Und Thees sag­te so was wie: „Zeig mal hier“, guck­te auf die Track­list und sag­te tri­um­phie­rend: „Gott sei Dank, sie sin­gen Eng­lisch!“ Dann leg­te er die CD in sei­nen Lap­top und drück­te auf Play. Zu den ers­ten Tak­ten von „At All“ sang er „Ein Volk steht wie­der auf …“, weil der Beat was von kett­cars „Dei­che“ hat. Er skipp­te sich durch die sechs Songs und sag­te die gol­de­nen Wor­te: „Wenn ich die mor­gen noch geil fin­de, wenn ich wie­der nüch­tern bin, dann sign ich die!“ Dann erst konn­te ich mein Inter­view begin­nen.

Als Ger­ne Poets, der Mana­ger, wäh­rend des Inter­views kurz vor­bei­schau­te, erklär­te ihm Thees im Über­schwung, er habe gera­de ein Demo gehört und wer­de eine neue Band beim Grand Hotel van Cleef unter Ver­trag neh­men. Ger­ne dach­te ver­mut­lich das glei­che wie ich: „Ja, klar. Laber­la­ber!“ Acht Wochen spä­ter stand ich im E‑Werk in Erlan­gen und sah die Kili­ans im Vor­pro­gramm von Tom­te spie­len.

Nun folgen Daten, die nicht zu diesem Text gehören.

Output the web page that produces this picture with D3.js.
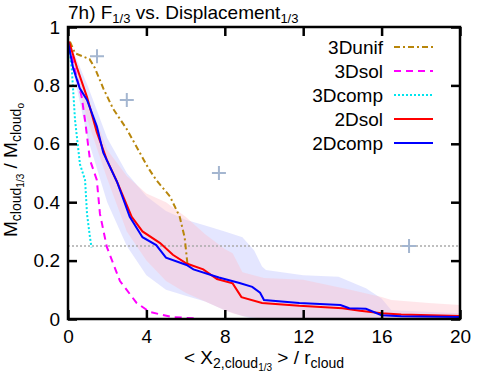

Seit­dem ist viel pas­siert: Die Bands gibt es nicht mehr, eini­ge von uns sind Väter gewor­den, die meis­ten Leu­te habe ich seit Jah­ren nicht gese­hen. Aber die­se vier Tage, die ich mit Tom­te und den Kili­ans auf Tour war, als wir in Stutt­gart im Copy Shop hun­der­te von CD-Book­lets nach­dru­cken las­sen muss­ten und auf allen ver­füg­ba­ren Lap­tops die­se EP gebrannt haben (teil­wei­se am Merch­stand: „Hi, ich hät­te ger­ne die CD von der Vor­grup­pe!“ — „Ja, klei­nen Moment, gleich ist wie­der eine fer­tig!“), als ich die Songs von Tom­te Abend für Abend gehört habe, als sich mein Leben wie „Almost Famous“ anfühl­te und wir für eine kur­ze Zeit über­zeugt davon waren, dass es im Leben nichts wich­ti­ge­res, bedeut­sa­me­res und grö­ße­res geben kön­ne als Rock­mu­sik, das alles wird für immer blei­ben. Auf einem Platz in mei­nem Herz steht Dein Name an der Wand und ich will, dass Du es erfährst.